§ WORK TO DO: Write only the number of lines holding the string "with".

┌──

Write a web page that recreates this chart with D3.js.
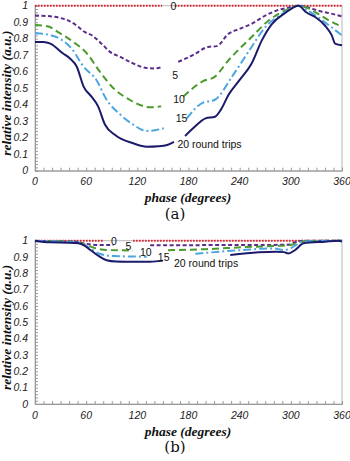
<!DOCTYPE html>
<html><head><meta charset="utf-8">
<script src="https://cdn.jsdelivr.net/npm/d3@7"></script>
<style>body{margin:0;background:#fff}svg{display:block}</style>
</head><body><svg id="c" width="350" height="461"></svg>
<script>
// ---- data ----
const xTicks = [0, 60, 120, 180, 240, 300, 360];
const yTicks = [0, 0.1, 0.2, 0.3, 0.4, 0.5, 0.6, 0.7, 0.8, 0.9, 1];
const seriesNames = ["0", "5", "10", "15", "20"];
const seriesColors = ["#e0242e", "#5a2d8c", "#4b9a2c", "#4ea6e0", "#1b1a6b"];
const seriesDash = ["1.6,1.4", "4,2.5", "7,4", "8,3,2,3", null];

// panel (a): [phase, value]; null = gap
const a0 = [[0,1],[149,1],null,[164,1],[360,1]];
const a5 = [[0,0.94],[15,0.937],[30,0.925],[41,0.905],[50,0.875],[57,0.845],[68,0.816],[78,0.77],[88,0.72],[100,0.69],[115,0.65],[131,0.622],[140,0.62],[150,0.63],null,
  [168,0.66],[185,0.70],[203,0.75],[213,0.755],[227,0.83],[240,0.86],[254,0.89],[270,0.94],[286,0.975],[300,0.99],[309,1.0],[320,0.99],[332,0.97],[345,0.955],[360,0.935]];
const a10 = [[0,0.883],[15,0.875],[27,0.84],[45,0.78],[61,0.71],[76,0.60],[92,0.50],[111,0.43],[125,0.395],[135,0.384],[148,0.39],null,
  [174,0.45],[185,0.50],[196,0.54],[211,0.57],[227,0.67],[240,0.74],[254,0.81],[274,0.91],[293,0.97],[309,1.0],[320,0.985],[332,0.95],[345,0.91],[360,0.873]];
const a15 = [[0,0.833],[15,0.825],[29,0.80],[43,0.74],[57,0.63],[72,0.55],[84,0.43],[100,0.34],[115,0.28],[131,0.24],[151,0.257],null,
  [178,0.317],[196,0.41],[211,0.43],[231,0.57],[254,0.75],[270,0.87],[290,0.95],[309,1.0],[320,0.97],[332,0.93],[345,0.88],[360,0.82]];
const a20 = [[0,0.78],[10,0.78],[18,0.77],[33,0.71],[41,0.68],[49,0.63],[57,0.51],[66,0.45],[74,0.39],[82,0.28],[94,0.216],[115,0.166],[131,0.145],[145,0.148],[155,0.156],[163,0.175],null,
  [176,0.21],[186,0.26],[200,0.317],[211,0.327],[218,0.37],[227,0.46],[240,0.55],[254,0.65],[266,0.79],[278,0.89],[293,0.954],[309,1.0],[318,0.96],[329,0.93],[340,0.88],[348,0.82],[352,0.77],[360,0.76]];

// panel (b)
const b0 = [[0,1],[80,1],null,[115,1],[360,1]];
const b5 = [[0,0.997],[45,0.995],[60,0.98],[75,0.973],[92,0.973],null,
  [135,0.972],[200,0.973],[260,0.974],[297,0.975],[305,0.99],[315,1.0],[360,1.0]];
const b10 = [[0,0.998],[45,0.993],[60,0.975],[70,0.955],[85,0.943],[115,0.94],null,
  [156,0.942],[200,0.948],[243,0.96],[280,0.968],[301,0.975],[310,0.99],[320,0.998],[360,1.0]];
const b15 = [[0,0.999],[50,0.99],[62,0.96],[76,0.92],[92,0.906],[131,0.902],null,
  [188,0.92],[243,0.943],[278,0.953],[293,0.943],[305,0.97],[313,0.994],[360,1.0]];
const b20 = [[0,1],[18,0.99],[40,0.988],[51,0.984],[58,0.97],[65,0.943],[75,0.905],[84,0.88],[95,0.872],[107,0.871],[135,0.871],[150,0.878],null,
  [229,0.912],[262,0.929],[282,0.933],[292,0.93],[297,0.922],[305,0.943],[315,0.984],[340,0.994],[356,1.0],[360,0.995]];

// label texts with anchor data positions [phase, value]
const labelTextsA = ["0", "5", "10", "15", "20 round trips"];
const labelPosA = [[159,0.995],[161,0.58],[162,0.43],[165,0.32],[167,0.16]];
const labelPosB = [[89,0.997],[106,0.963],[123,0.93],[144,0.898],[163,0.862]];

// ---- drawing ----
const svg = d3.select("#c");
const panels = [
  {top: 5.7, bottom: 170.7, series: [a0,a5,a10,a15,a20], labels: labelPosA, tag: "(a)"},
  {top: 240.7, bottom: 404, series: [b0,b5,b10,b15,b20], labels: labelPosB, tag: "(b)"}
];
const left = 35, right = 342;

panels.forEach(p => {
  const x = d3.scaleLinear().domain([0,360]).range([left,right]);
  const y = d3.scaleLinear().domain([0,1]).range([p.bottom,p.top]);
  const g = svg.append("g");

  // frame
  g.append("rect").attr("x",left).attr("y",p.top).attr("width",right-left).attr("height",p.bottom-p.top)
    .attr("fill","none").attr("stroke","#b8b8b8").attr("stroke-width",1);

  // minor ticks
  const yAx = d3.axisLeft(y).tickValues(d3.range(0,1.001,0.02)).tickSize(-3).tickFormat("");
  const ya = g.append("g").attr("transform",`translate(${left},0)`).call(yAx);
  ya.select(".domain").attr("stroke","#999");
  ya.selectAll("line").attr("stroke","#999");
  const xAx = d3.axisBottom(x).tickValues(d3.range(0,361,10)).tickSize(-3).tickFormat("");
  const xa = g.append("g").attr("transform",`translate(0,${p.bottom})`).call(xAx);
  xa.select(".domain").attr("stroke","#999");
  xa.selectAll("line").attr("stroke","#999");

  // tick labels
  g.selectAll(".yl").data(yTicks).join("text")
    .attr("x", left-7).attr("y", d => y(d)).attr("dy","0.35em")
    .attr("text-anchor","end").attr("font-family","Liberation Sans, Arial, sans-serif")
    .attr("font-style","italic").attr("font-size",10.5).attr("fill","#222")
    .text(d => d3.format("")(+d.toFixed(1)));
  g.selectAll(".xl").data(xTicks).join("text")
    .attr("x", d => x(d)).attr("y", p.bottom+11).attr("dy","0.35em")
    .attr("text-anchor","middle").attr("font-family","Liberation Sans, Arial, sans-serif")
    .attr("font-style","italic").attr("font-size",10.5).attr("fill","#222")
    .text(d => d);

  // axis titles
  const midY = (p.top+p.bottom)/2 + 5;
  g.append("text").attr("transform",`translate(11,${midY}) rotate(-90)`)
    .attr("text-anchor","middle").attr("font-family","Liberation Serif, Times New Roman, serif")
    .attr("font-weight","bold").attr("font-style","italic").attr("font-size",13.5).attr("fill","#111")
    .text("relative intensity (a.u.)");
  g.append("text").attr("x",188).attr("y",p.bottom+27).attr("dy","0.35em")
    .attr("text-anchor","middle").attr("font-family","Liberation Serif, Times New Roman, serif")
    .attr("font-weight","bold").attr("font-style","italic").attr("font-size",13.5).attr("fill","#111")
    .text("phase (degrees)");
  g.append("text").attr("x",175).attr("y",p.bottom+43).attr("dy","0.35em")
    .attr("text-anchor","middle").attr("font-family","DejaVu Serif, Liberation Serif, serif")
    .attr("font-size",15).attr("fill","#111")
    .text(p.tag);

  // lines
  const line = d3.line().defined(d => d !== null)
    .x(d => x(d[0])).y(d => y(d[1])).curve(d3.curveMonotoneX);
  p.series.forEach((s,i) => {
    g.append("path").attr("d", line(s)).attr("fill","none")
      .attr("stroke", seriesColors[i]).attr("stroke-width", 2)
      .attr("stroke-dasharray", seriesDash[i]);
  });

  // labels
  labelTextsA.forEach((t,i) => {
    g.append("text").attr("x", x(p.labels[i][0])).attr("y", y(p.labels[i][1])).attr("dy","0.35em")
      .attr("font-family","Liberation Sans, Arial, sans-serif").attr("font-size",10.5).attr("fill","#111")
      .text(t);
  });
});
</script></body></html>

└──

§ WRITTEN ANSWER: 2